Multi-objective warehouse building design to optimize the cycle time, total cost, and carbon footprint

Abstract

Warehouse building design tackles the industrial issue of best studying the overall configuration and dimensions of the storage systems reaching one or more predefined target of performance. This paper proposes a multi-objective model for the warehouse building design to minimize the cycle time, the total cost, and the carbon footprint of the storage system over its lifetime. The goal is to define the overall building dimensions, addressing the target storage capacity and the handling performances, balancing the aforementioned three objective functions. The cycle time computes the average duration of the pickup and drop-off activities, while the system total cost and carbon footprint rise over the entire warehouse lifetime, including the installation and operating phases.

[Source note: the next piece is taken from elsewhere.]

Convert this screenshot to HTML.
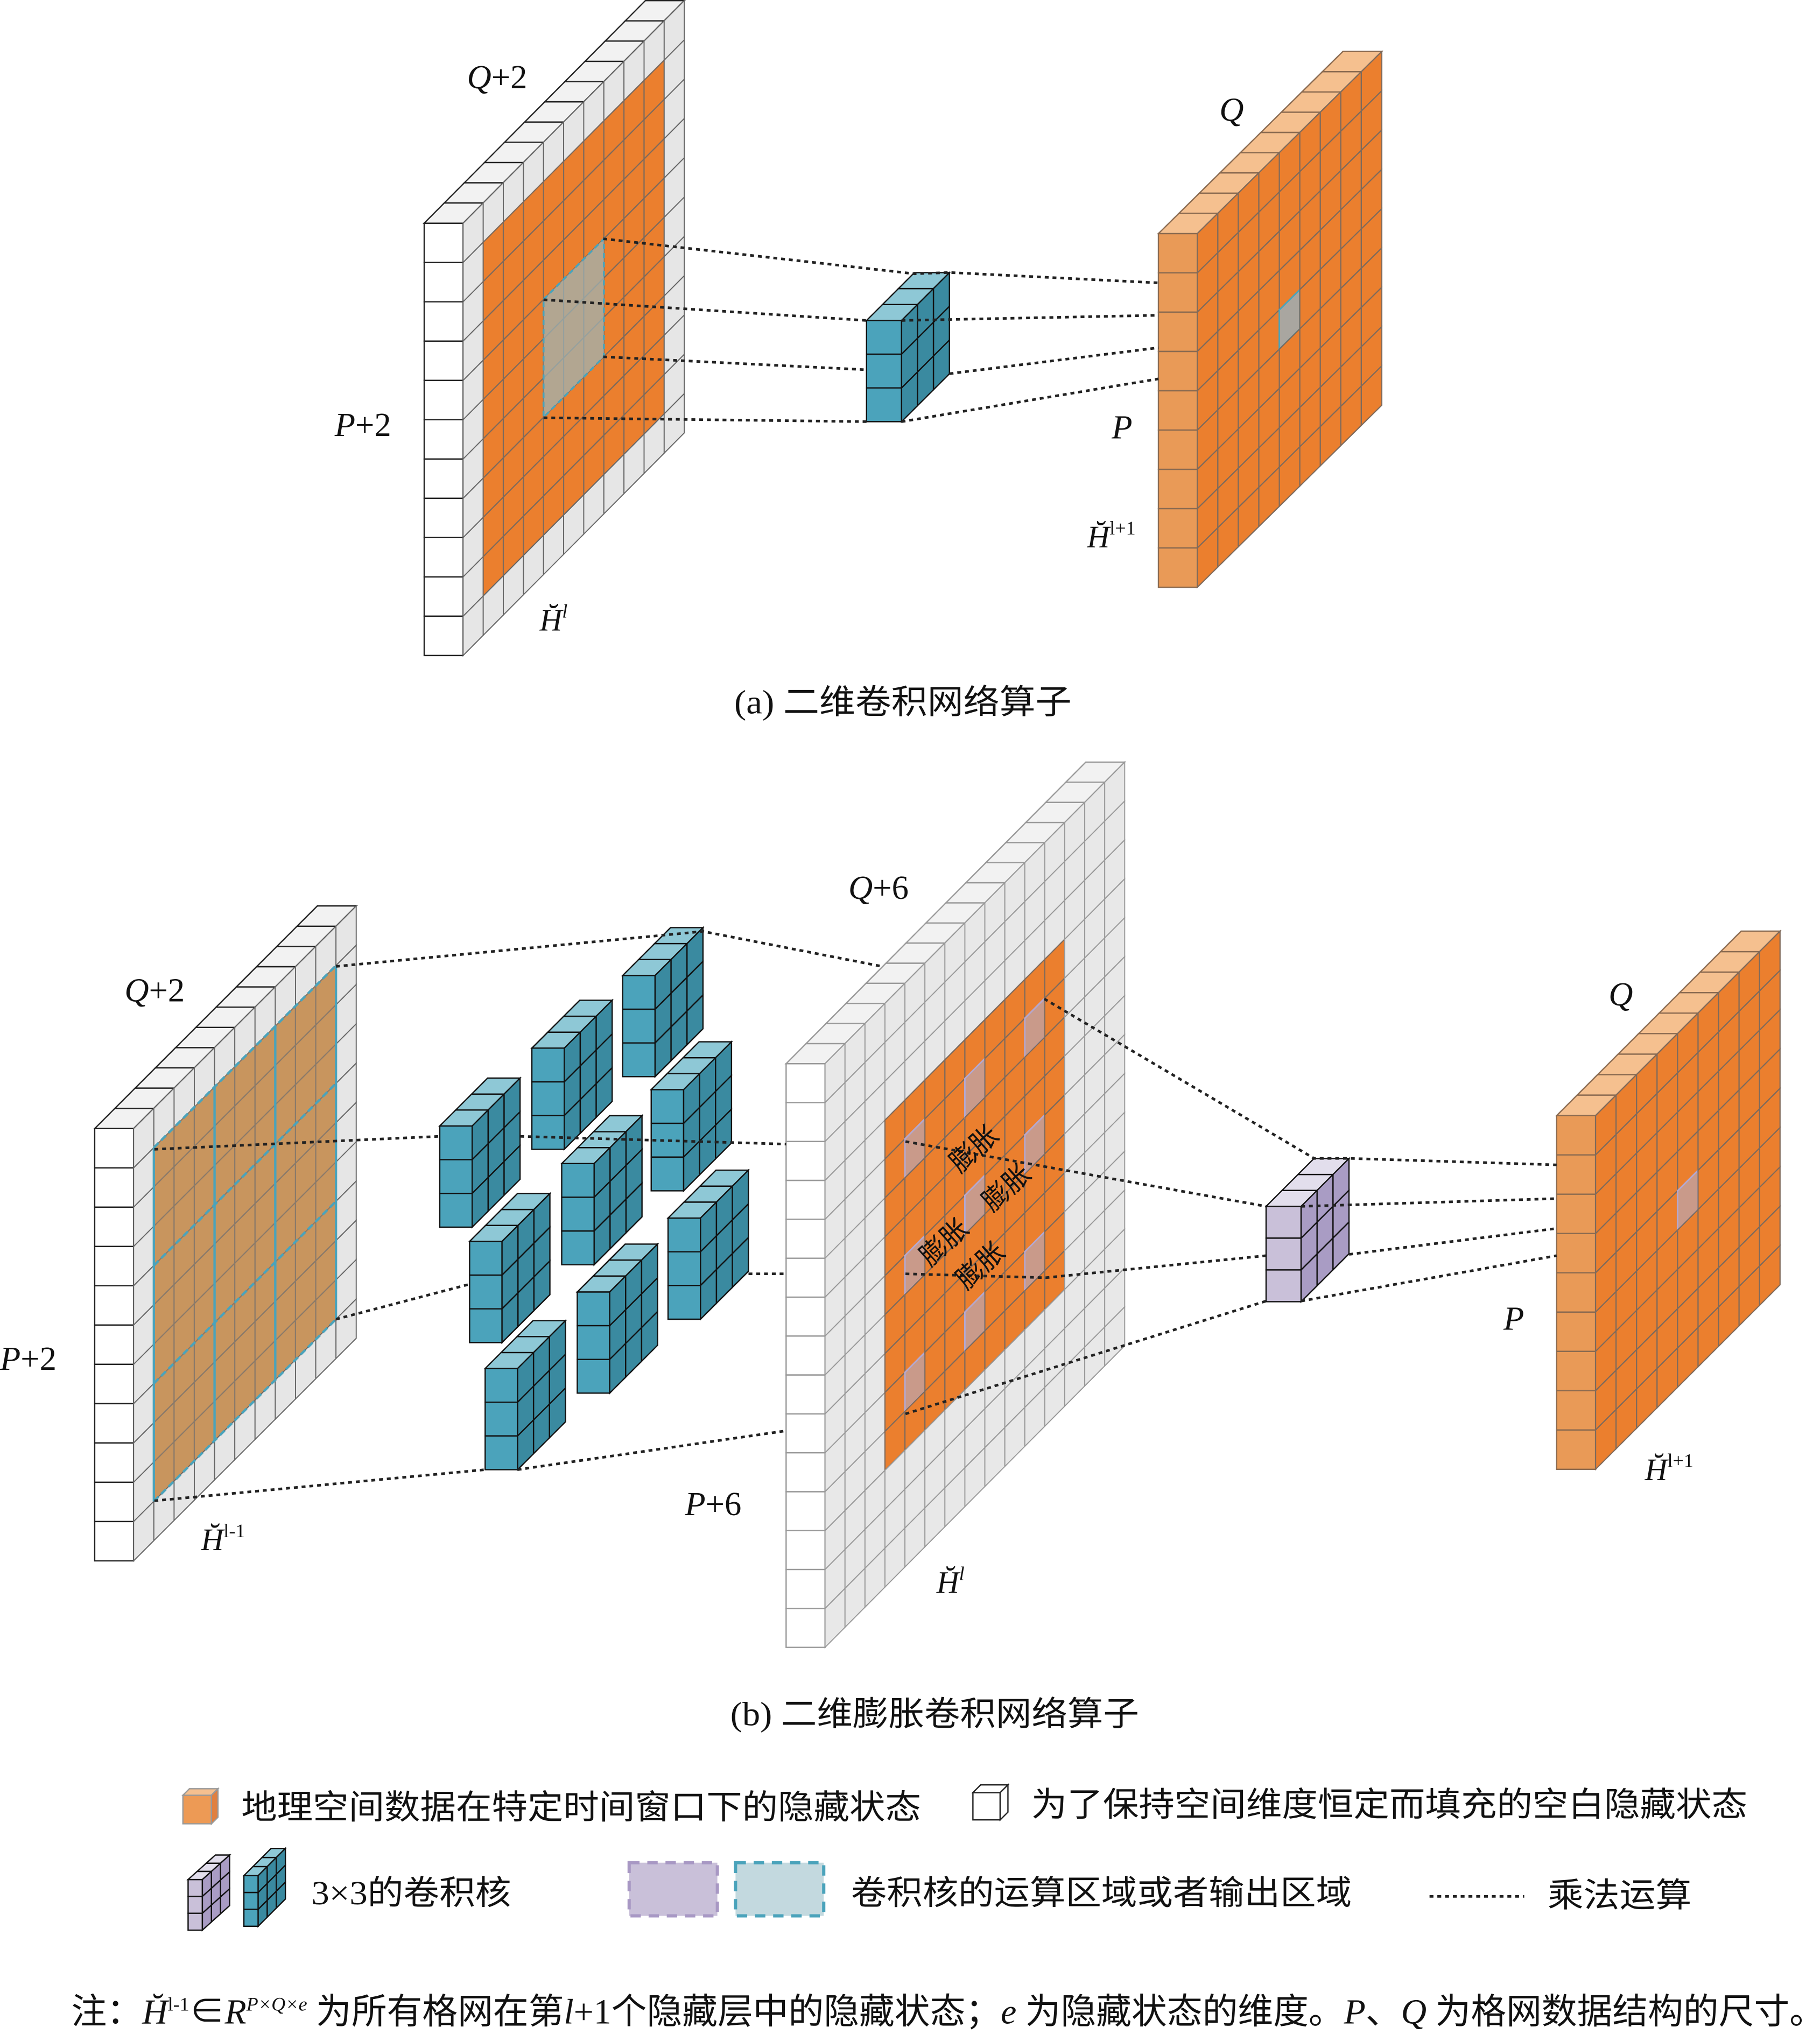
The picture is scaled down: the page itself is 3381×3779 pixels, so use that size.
<!DOCTYPE html>
<html><head><meta charset="utf-8">
<style>
html,body{margin:0;padding:0;background:#fff;}
svg{display:block;}
.t{font-family:"Liberation Serif","Noto Serif CJK SC",serif;fill:#111;}
.c{font-family:"Liberation Serif","Noto Sans CJK SC",sans-serif;fill:#111;}
.i{font-family:"Liberation Serif",serif;font-style:italic;fill:#111;}
</style></head>
<body>
<svg id="s" xmlns="http://www.w3.org/2000/svg" width="3381" height="3779" viewBox="0 0 1403 1568">
<g id="shapes"></g>
<g id="lines" fill="none" stroke="#222" stroke-width="2" stroke-dasharray="3,3">
<polyline points="465,184 705,211 732,210 893,218"/>
<polyline points="419,231 668,247"/>
<polyline points="695,247 893,243"/>
<polyline points="465,275 668,285"/>
<polyline points="732,288 893,268"/>
<polyline points="419,322 668,325"/>
<polyline points="695,325 893,292"/>
<polyline points="259,745 542,718 680,745"/>
<polyline points="119,886 339,876"/>
<polyline points="401,876 606,882"/>
<polyline points="259,1017 362,990"/>
<polyline points="577,982 606,982"/>
<polyline points="119,1157 374,1133"/>
<polyline points="399,1133 606,1103"/>
<polyline points="805,770 1013,893 1040,893 1200,898"/>
<polyline points="698,880 976,930"/>
<polyline points="1003,930 1200,924"/>
<polyline points="698,982 806,985 976,968"/>
<polyline points="1040,967 1200,947"/>
<polyline points="698,1090 976,1003"/>
<polyline points="1003,1003 1200,968"/>
<line x1="1102" y1="1462" x2="1175" y2="1462"/>
</g>
<g>
<text class="i" x="360" y="68" font-size="26">Q<tspan font-style="normal">+2</tspan></text>
<text class="i" x="258" y="336" font-size="26">P<tspan font-style="normal">+2</tspan></text>
<text class="i" x="940" y="93" font-size="26">Q</text>
<text class="i" x="857" y="338" font-size="26">P</text>
<text class="i" x="838" y="422" font-size="24">H̆<tspan font-size="15" dy="-10" font-style="normal">l+1</tspan></text>
<text class="i" x="416" y="486" font-size="24">H̆<tspan font-size="15" dy="-10">l</tspan></text>
<text class="c" x="566" y="550" font-size="26" textLength="260" lengthAdjust="spacingAndGlyphs">(a) 二维卷积网络算子</text>

<text class="i" x="96" y="772" font-size="26">Q<tspan font-style="normal">+2</tspan></text>
<text class="i" x="0" y="1056" font-size="26">P<tspan font-style="normal">+2</tspan></text>
<text class="i" x="654" y="693" font-size="26">Q<tspan font-style="normal">+6</tspan></text>
<text class="i" x="528" y="1168" font-size="26">P<tspan font-style="normal">+6</tspan></text>
<text class="i" x="1240" y="775" font-size="26">Q</text>
<text class="i" x="1159" y="1025" font-size="26">P</text>
<text class="i" x="155" y="1195" font-size="24">H̆<tspan font-size="15" dy="-10" font-style="normal">l-1</tspan></text>
<text class="i" x="722" y="1228" font-size="24">H̆<tspan font-size="15" dy="-10">l</tspan></text>
<text class="i" x="1268" y="1141" font-size="24">H̆<tspan font-size="15" dy="-10" font-style="normal">l+1</tspan></text>
<g class="c" font-size="21">
<text transform="translate(740,905) rotate(-42)">膨胀</text>
<text transform="translate(765,935) rotate(-42)">膨胀</text>
<text transform="translate(717,977) rotate(-42)">膨胀</text>
<text transform="translate(745,995) rotate(-42)">膨胀</text>
</g>
<text class="c" x="563" y="1330" font-size="26" textLength="315" lengthAdjust="spacingAndGlyphs">(b) 二维膨胀卷积网络算子</text>

<text class="c" x="186" y="1402" font-size="26" textLength="524" lengthAdjust="spacingAndGlyphs">地理空间数据在特定时间窗口下的隐藏状态</text>
<text class="c" x="795" y="1400" font-size="26" textLength="552" lengthAdjust="spacingAndGlyphs">为了保持空间维度恒定而填充的空白隐藏状态</text>
<text class="c" x="240" y="1468" font-size="26" textLength="154" lengthAdjust="spacingAndGlyphs">3×3的卷积核</text>
<rect x="485" y="1436" width="68" height="41" fill="#c9c0d9" stroke="#a898c4" stroke-width="2.5" stroke-dasharray="8,6"/>
<rect x="567" y="1436" width="68" height="41" fill="#c3d9df" stroke="#4aa3bb" stroke-width="2.5" stroke-dasharray="8,6"/>
<text class="c" x="656" y="1468" font-size="26" textLength="386" lengthAdjust="spacingAndGlyphs">卷积核的运算区域或者输出区域</text>
<text class="c" x="1193" y="1470" font-size="26" textLength="111" lengthAdjust="spacingAndGlyphs">乘法运算</text>
<text class="c" x="55" y="1560" font-size="27.3">注：<tspan class="i" font-style="italic">H̆</tspan><tspan font-size="15" dy="-10">l-1</tspan><tspan dy="10">∈</tspan><tspan font-style="italic">R</tspan><tspan font-size="15" dy="-10" font-style="italic">P×Q×e</tspan><tspan dy="10"> 为所有格网在第</tspan><tspan font-style="italic">l</tspan>+1个隐藏层中的隐藏状态；<tspan font-style="italic">e</tspan> 为隐藏状态的维度。<tspan font-style="italic">P</tspan>、<tspan font-style="italic">Q</tspan> 为格网数据结构的尺寸。</text>
</g>
</svg>
<script>
var NS="http://www.w3.org/2000/svg",G=document.getElementById("shapes");
function poly(pts,fill,stroke,sw,extra){var p=document.createElementNS(NS,"polygon");p.setAttribute("points",pts.map(function(a){return a[0].toFixed(2)+","+a[1].toFixed(2)}).join(" "));p.setAttribute("fill",fill);p.setAttribute("stroke",stroke);p.setAttribute("stroke-width",sw);if(extra)for(var k in extra)p.setAttribute(k,extra[k]);G.appendChild(p);}
function slab(o){
 var x0=o.x,y0=o.y,fw=o.fw,R=o.rows,rh=o.rh,C=o.cols,du=o.du,dv=o.dv;
 for(var j=0;j<R;j++){poly([[x0,y0+rh*j],[x0+fw,y0+rh*j],[x0+fw,y0+rh*(j+1)],[x0,y0+rh*(j+1)]],o.front(j),o.fs||"#222",o.sw||1);}
 for(var i=0;i<C;i++){poly([[x0+du*i,y0-dv*i],[x0+fw+du*i,y0-dv*i],[x0+fw+du*(i+1),y0-dv*(i+1)],[x0+du*(i+1),y0-dv*(i+1)]],o.top(i),o.fs||"#222",o.sw||1);}
 for(var i=0;i<C;i++)for(var j=0;j<R;j++){var bx=x0+fw+du*i,by=y0-dv*i+rh*j;
  var c=o.side(i,j);poly([[bx,by],[bx+du,by-dv],[bx+du,by-dv+rh],[bx,by+rh]],c[0],c[1],c[2]||0.8);}
}
var OR="#eb7f2e";
slab({x:327,y:172,fw:30,rows:11,rh:30.3,cols:11,du:15.5,dv:15.6,front:function(){return"#fff"},top:function(){return"#f2f2f2"},
 side:function(i,j){return(i>=1&&i<=9&&j>=1&&j<=9)?[OR,"#7d6a5c",0.9]:["#e6e6e6","#666",0.8]}});
poly([[419,230.8],[465.5,184],[465.5,275],[419,321.7]],"#9fb3b3","#4aa3bb",1.5,{"fill-opacity":"0.75","stroke-dasharray":"4,3"});
function kern(x,bottom,f,s,t,rh,fw){rh=rh||26;fw=fw||25;slab({x:x,y:bottom-3*rh,fw:fw,rows:3,rh:rh,cols:3,du:12.3,dv:12.3,front:function(){return f},top:function(){return t},side:function(){return[s,"#111",1]},fs:"#111",sw:1});}
kern(668,325,"#4ba3bb","#3a8aa0","#8ec8d6",26,27);
slab({x:893,y:180,fw:30,rows:9,rh:30.3,cols:9,du:15.8,dv:15.6,front:function(){return"#e99a57"},top:function(){return"#f5c08f"},
 side:function(i,j){return(i==4&&j==4)?["#a9a6a0","#4aa3bb",1.2]:[OR,"#7d6a5c",0.9]},fs:"#8a6a50"});
slab({x:73,y:870,fw:30,rows:11,rh:30.3,cols:11,du:15.6,dv:15.6,front:function(){return"#fff"},top:function(){return"#f2f2f2"},
 side:function(i,j){return(i>=1&&i<=9&&j>=1&&j<=9)?["#c8955e","#8a7a6a",0.9]:["#e6e6e6","#666",0.8]}});
(function(){var ax=118.6,ay=884.7;
 for(var k=0;k<4;k++){var c=k*3;var x=ax+15.6*c,y=ay-15.6*c;poly([[x,y],[x,y+272.7],[x,y+272.7]],"none","#4aa3bb",1.8,{"stroke-dasharray":"5,3"});
  var yy=ay+30.3*c;poly([[ax,yy],[ax+140.4,yy-140.4],[ax+140.4,yy-140.4]],"none","#4aa3bb",1.8,{"stroke-dasharray":"5,3"});}
})();
[[480,830],[410,886],[339,946],[502,918],[433,975],[362,1035],[515,1017],[445,1074],[374,1133]].forEach(function(k){kern(k[0],k[1],"#4ba3bb","#3a8aa0","#8ec8d6");});
slab({x:606,y:820,fw:30,rows:15,rh:30,cols:15,du:15.4,dv:15.5,front:function(){return"#fff"},top:function(){return"#f2f2f2"},fs:"#999",
 side:function(i,j){if(i>=3&&i<=11&&j>=3&&j<=11){if((i==4||i==7||i==10)&&(j==4||j==7||j==10))return["#c99a8a","#b4a8d0",1.2];return[OR,"#7d6a5c",0.9];}return["#e8e8e8","#999",0.8]}});
kern(976,1003.5,"#c9c0d9","#a99cc4","#e2deec",24.5,27);
slab({x:1200,y:860,fw:30,rows:9,rh:30.3,cols:9,du:15.8,dv:15.8,front:function(){return"#e99a57"},top:function(){return"#f5c08f"},
 side:function(i,j){return(i==4&&j==4)?["#c99a8a","#b4a8d0",1.2]:[OR,"#7d6a5c",0.9]},fs:"#8a6a50"});
slab({x:141,y:1384,fw:22,rows:1,rh:22,cols:1,du:5,dv:5,front:function(){return"#ed9a55"},top:function(){return"#f5c08f"},side:function(){return["#e08040","#999",1]},fs:"#999"});
slab({x:750,y:1382,fw:21,rows:1,rh:21,cols:1,du:6,dv:6,front:function(){return"#fff"},top:function(){return"#fff"},side:function(){return["#fff","#222",1]}});
slab({x:145,y:1449,fw:11,rows:3,rh:13,cols:3,du:7,dv:6.3,front:function(){return"#c9c0d9"},top:function(){return"#e2deec"},side:function(){return["#a99cc4","#111",1]},fs:"#111"});
slab({x:188,y:1446,fw:11,rows:3,rh:13,cols:3,du:7,dv:7,front:function(){return"#4ba3bb"},top:function(){return"#8ec8d6"},side:function(){return["#3a8aa0","#111",1]},fs:"#111"});
</script>
</body></html>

The developed model is applied to design the warehouse for an Italian food and beverage company. Results highlight that the total cost and the carbon footprint functions lead to similar warehouse configurations distinguished by a compact vertical structure. On the contrary, the cycle time function takes advantage of a flatter and wider building even if a dramatic increase of the environmental (+40%) and cost (+10%) objective functions occurs. The proposed best balance solution limits the total cost and carbon footprint increment below 1% compared to their single-objective optima, while the cycle time worsening is limited to 4% compared to the optimal cycle time solution.